Exercise:
Starting at the top of the listing, extract every line up to and including the one with "const inicioPronostico = 31;". Pictures stay out of the copy.

Supplied information:
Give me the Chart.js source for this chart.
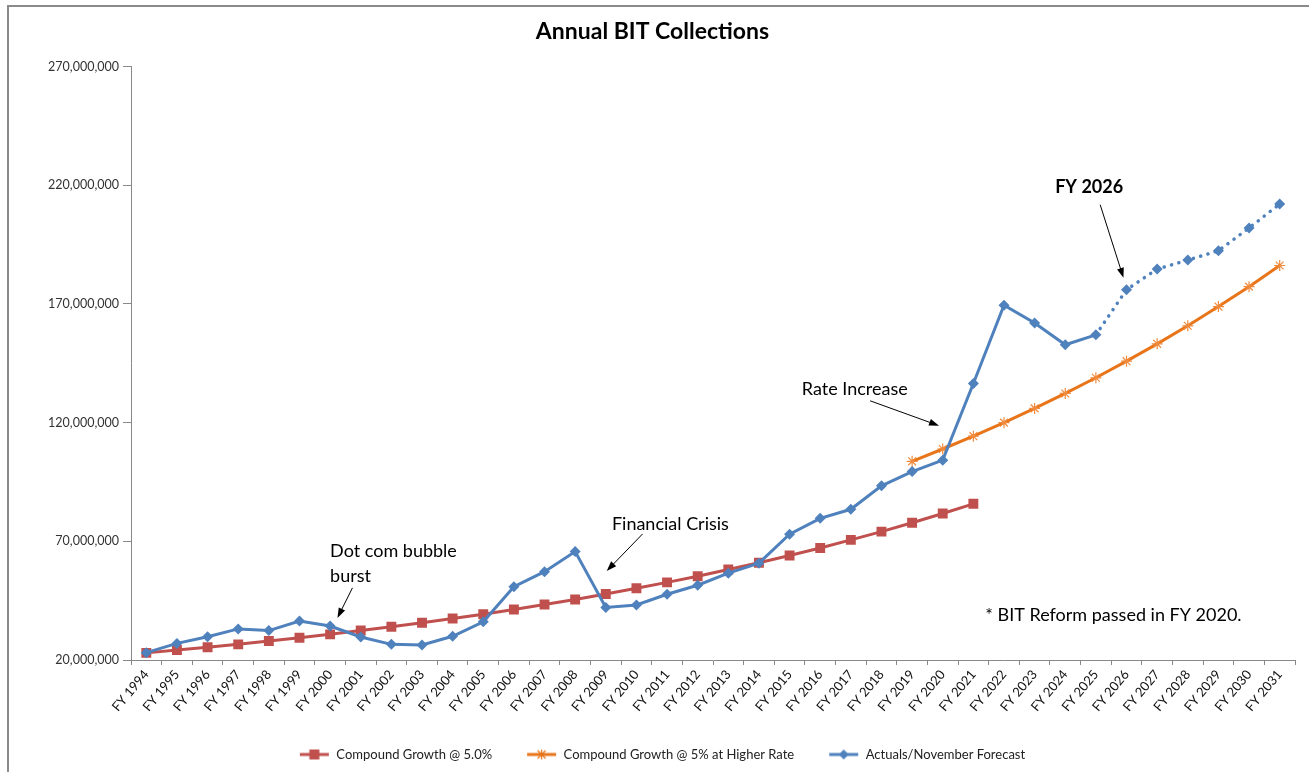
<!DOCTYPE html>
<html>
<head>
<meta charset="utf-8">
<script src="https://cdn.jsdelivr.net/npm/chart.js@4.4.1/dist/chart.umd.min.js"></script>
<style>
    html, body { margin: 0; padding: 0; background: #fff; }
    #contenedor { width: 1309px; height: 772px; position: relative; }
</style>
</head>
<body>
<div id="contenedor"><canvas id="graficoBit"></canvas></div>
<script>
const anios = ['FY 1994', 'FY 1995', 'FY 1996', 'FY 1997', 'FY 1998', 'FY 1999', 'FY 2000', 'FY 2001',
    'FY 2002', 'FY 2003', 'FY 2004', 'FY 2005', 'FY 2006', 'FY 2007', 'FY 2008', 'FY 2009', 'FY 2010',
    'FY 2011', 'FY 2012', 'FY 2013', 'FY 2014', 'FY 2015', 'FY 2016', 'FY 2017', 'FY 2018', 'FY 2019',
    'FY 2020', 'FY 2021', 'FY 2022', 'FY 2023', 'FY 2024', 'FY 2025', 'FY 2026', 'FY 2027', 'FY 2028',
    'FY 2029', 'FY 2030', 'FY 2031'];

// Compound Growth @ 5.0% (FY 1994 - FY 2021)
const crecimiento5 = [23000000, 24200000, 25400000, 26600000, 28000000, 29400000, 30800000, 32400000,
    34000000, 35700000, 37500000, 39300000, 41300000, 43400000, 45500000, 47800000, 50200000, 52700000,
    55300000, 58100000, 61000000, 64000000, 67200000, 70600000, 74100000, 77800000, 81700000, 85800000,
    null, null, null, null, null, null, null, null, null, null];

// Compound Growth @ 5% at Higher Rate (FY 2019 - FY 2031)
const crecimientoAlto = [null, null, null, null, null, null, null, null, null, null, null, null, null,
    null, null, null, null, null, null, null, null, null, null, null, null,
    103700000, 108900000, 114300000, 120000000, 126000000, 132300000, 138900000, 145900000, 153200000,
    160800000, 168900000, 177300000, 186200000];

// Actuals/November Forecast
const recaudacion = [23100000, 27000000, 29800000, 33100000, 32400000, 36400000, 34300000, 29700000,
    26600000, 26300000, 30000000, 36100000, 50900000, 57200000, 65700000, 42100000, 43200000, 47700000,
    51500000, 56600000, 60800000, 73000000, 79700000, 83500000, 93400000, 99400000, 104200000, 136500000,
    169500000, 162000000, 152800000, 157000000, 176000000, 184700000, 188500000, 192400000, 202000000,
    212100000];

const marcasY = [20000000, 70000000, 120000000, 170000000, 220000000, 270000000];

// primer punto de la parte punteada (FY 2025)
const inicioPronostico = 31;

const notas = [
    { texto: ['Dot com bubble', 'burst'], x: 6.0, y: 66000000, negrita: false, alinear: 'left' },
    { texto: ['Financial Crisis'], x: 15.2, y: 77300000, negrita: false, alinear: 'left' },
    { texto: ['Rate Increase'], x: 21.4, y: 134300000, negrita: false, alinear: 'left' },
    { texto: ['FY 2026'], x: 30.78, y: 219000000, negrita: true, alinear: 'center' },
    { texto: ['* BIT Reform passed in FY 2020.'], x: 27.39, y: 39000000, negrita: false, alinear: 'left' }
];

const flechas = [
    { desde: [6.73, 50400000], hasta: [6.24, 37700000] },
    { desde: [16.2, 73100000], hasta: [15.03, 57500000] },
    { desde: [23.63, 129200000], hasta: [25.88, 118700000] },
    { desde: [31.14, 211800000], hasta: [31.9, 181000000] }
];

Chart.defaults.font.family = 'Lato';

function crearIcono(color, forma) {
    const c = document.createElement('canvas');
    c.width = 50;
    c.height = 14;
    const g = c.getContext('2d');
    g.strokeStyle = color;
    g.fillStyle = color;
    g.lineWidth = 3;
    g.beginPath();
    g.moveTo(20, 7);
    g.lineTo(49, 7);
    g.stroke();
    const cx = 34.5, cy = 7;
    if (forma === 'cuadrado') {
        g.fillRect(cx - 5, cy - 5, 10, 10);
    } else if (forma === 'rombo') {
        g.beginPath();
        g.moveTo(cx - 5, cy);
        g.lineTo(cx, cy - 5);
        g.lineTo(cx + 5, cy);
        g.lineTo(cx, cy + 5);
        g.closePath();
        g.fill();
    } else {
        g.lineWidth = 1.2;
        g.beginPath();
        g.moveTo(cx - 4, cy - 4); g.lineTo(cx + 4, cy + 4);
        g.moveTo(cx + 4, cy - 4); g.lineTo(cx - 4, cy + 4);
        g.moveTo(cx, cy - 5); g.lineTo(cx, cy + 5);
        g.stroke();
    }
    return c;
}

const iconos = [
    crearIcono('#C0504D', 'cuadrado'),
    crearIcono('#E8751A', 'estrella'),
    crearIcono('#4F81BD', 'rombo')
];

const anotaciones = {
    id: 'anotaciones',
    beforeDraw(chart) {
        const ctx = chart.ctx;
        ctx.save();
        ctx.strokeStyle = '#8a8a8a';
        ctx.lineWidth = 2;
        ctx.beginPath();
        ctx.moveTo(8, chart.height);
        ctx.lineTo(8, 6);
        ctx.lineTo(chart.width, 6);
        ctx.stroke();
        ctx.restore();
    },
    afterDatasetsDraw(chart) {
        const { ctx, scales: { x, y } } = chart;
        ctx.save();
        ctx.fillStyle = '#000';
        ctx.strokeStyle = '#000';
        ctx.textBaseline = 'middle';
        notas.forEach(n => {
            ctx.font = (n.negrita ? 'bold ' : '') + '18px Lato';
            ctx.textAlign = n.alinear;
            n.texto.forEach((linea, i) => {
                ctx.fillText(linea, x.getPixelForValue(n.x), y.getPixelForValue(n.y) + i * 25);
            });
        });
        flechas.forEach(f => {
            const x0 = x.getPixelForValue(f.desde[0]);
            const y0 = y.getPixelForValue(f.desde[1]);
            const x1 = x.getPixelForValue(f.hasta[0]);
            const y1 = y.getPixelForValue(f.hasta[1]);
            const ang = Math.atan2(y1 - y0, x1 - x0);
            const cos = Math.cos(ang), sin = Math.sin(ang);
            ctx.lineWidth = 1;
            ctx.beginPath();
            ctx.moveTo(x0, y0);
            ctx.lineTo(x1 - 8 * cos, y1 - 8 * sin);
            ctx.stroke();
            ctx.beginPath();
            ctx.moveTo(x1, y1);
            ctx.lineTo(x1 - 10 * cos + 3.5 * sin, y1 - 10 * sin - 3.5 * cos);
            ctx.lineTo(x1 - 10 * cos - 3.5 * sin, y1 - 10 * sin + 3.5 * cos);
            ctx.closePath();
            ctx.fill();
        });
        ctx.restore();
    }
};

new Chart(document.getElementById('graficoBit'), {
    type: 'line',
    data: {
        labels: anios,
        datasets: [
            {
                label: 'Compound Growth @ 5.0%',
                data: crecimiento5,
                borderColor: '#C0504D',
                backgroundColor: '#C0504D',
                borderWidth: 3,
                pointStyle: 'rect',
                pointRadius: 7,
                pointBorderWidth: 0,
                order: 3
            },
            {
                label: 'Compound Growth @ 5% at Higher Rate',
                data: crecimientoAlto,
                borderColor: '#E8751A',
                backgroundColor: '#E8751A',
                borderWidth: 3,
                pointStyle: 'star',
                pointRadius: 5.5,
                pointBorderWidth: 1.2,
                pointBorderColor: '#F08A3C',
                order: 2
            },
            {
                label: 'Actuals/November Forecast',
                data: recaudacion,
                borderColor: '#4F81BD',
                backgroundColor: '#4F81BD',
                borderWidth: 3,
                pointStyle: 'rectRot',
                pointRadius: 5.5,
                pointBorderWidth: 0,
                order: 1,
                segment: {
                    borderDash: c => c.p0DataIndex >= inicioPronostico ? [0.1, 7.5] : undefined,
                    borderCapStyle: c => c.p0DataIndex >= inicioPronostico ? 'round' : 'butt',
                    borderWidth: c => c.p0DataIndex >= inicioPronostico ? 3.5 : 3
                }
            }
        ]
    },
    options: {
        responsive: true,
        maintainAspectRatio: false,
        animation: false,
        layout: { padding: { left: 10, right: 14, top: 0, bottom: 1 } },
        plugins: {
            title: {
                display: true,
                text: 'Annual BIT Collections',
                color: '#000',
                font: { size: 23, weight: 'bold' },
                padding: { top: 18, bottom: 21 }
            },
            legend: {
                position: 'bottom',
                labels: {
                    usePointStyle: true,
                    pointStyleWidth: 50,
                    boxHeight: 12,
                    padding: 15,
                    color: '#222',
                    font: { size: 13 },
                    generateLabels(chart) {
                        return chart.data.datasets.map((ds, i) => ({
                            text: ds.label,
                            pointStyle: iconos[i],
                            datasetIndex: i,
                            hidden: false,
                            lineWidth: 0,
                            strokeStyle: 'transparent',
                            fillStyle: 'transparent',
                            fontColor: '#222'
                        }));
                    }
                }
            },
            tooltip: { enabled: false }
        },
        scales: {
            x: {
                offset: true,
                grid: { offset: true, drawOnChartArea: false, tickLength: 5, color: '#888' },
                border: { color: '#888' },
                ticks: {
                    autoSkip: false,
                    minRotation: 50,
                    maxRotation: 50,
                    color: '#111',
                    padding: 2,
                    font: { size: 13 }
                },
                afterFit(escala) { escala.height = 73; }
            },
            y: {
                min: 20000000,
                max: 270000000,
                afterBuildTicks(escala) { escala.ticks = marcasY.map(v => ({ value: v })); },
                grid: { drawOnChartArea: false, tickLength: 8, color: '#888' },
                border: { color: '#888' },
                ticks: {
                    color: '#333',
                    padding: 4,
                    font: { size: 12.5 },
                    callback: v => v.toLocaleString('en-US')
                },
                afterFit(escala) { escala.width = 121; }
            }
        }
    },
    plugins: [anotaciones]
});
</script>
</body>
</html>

Problem solution:
Give me the Chart.js source for this chart.
<!DOCTYPE html>
<html>
<head>
<meta charset="utf-8">
<script src="https://cdn.jsdelivr.net/npm/chart.js@4.4.1/dist/chart.umd.min.js"></script>
<style>
    html, body { margin: 0; padding: 0; background: #fff; }
    #contenedor { width: 1309px; height: 772px; position: relative; }
</style>
</head>
<body>
<div id="contenedor"><canvas id="graficoBit"></canvas></div>
<script>
const anios = ['FY 1994', 'FY 1995', 'FY 1996', 'FY 1997', 'FY 1998', 'FY 1999', 'FY 2000', 'FY 2001',
    'FY 2002', 'FY 2003', 'FY 2004', 'FY 2005', 'FY 2006', 'FY 2007', 'FY 2008', 'FY 2009', 'FY 2010',
    'FY 2011', 'FY 2012', 'FY 2013', 'FY 2014', 'FY 2015', 'FY 2016', 'FY 2017', 'FY 2018', 'FY 2019',
    'FY 2020', 'FY 2021', 'FY 2022', 'FY 2023', 'FY 2024', 'FY 2025', 'FY 2026', 'FY 2027', 'FY 2028',
    'FY 2029', 'FY 2030', 'FY 2031'];

// Compound Growth @ 5.0% (FY 1994 - FY 2021)
const crecimiento5 = [23000000, 24200000, 25400000, 26600000, 28000000, 29400000, 30800000, 32400000,
    34000000, 35700000, 37500000, 39300000, 41300000, 43400000, 45500000, 47800000, 50200000, 52700000,
    55300000, 58100000, 61000000, 64000000, 67200000, 70600000, 74100000, 77800000, 81700000, 85800000,
    null, null, null, null, null, null, null, null, null, null];

// Compound Growth @ 5% at Higher Rate (FY 2019 - FY 2031)
const crecimientoAlto = [null, null, null, null, null, null, null, null, null, null, null, null, null,
    null, null, null, null, null, null, null, null, null, null, null, null,
    103700000, 108900000, 114300000, 120000000, 126000000, 132300000, 138900000, 145900000, 153200000,
    160800000, 168900000, 177300000, 186200000];

// Actuals/November Forecast
const recaudacion = [23100000, 27000000, 29800000, 33100000, 32400000, 36400000, 34300000, 29700000,
    26600000, 26300000, 30000000, 36100000, 50900000, 57200000, 65700000, 42100000, 43200000, 47700000,
    51500000, 56600000, 60800000, 73000000, 79700000, 83500000, 93400000, 99400000, 104200000, 136500000,
    169500000, 162000000, 152800000, 157000000, 176000000, 184700000, 188500000, 192400000, 202000000,
    212100000];

const marcasY = [20000000, 70000000, 120000000, 170000000, 220000000, 270000000];

// primer punto de la parte punteada (FY 2025)
const inicioPronostico = 31;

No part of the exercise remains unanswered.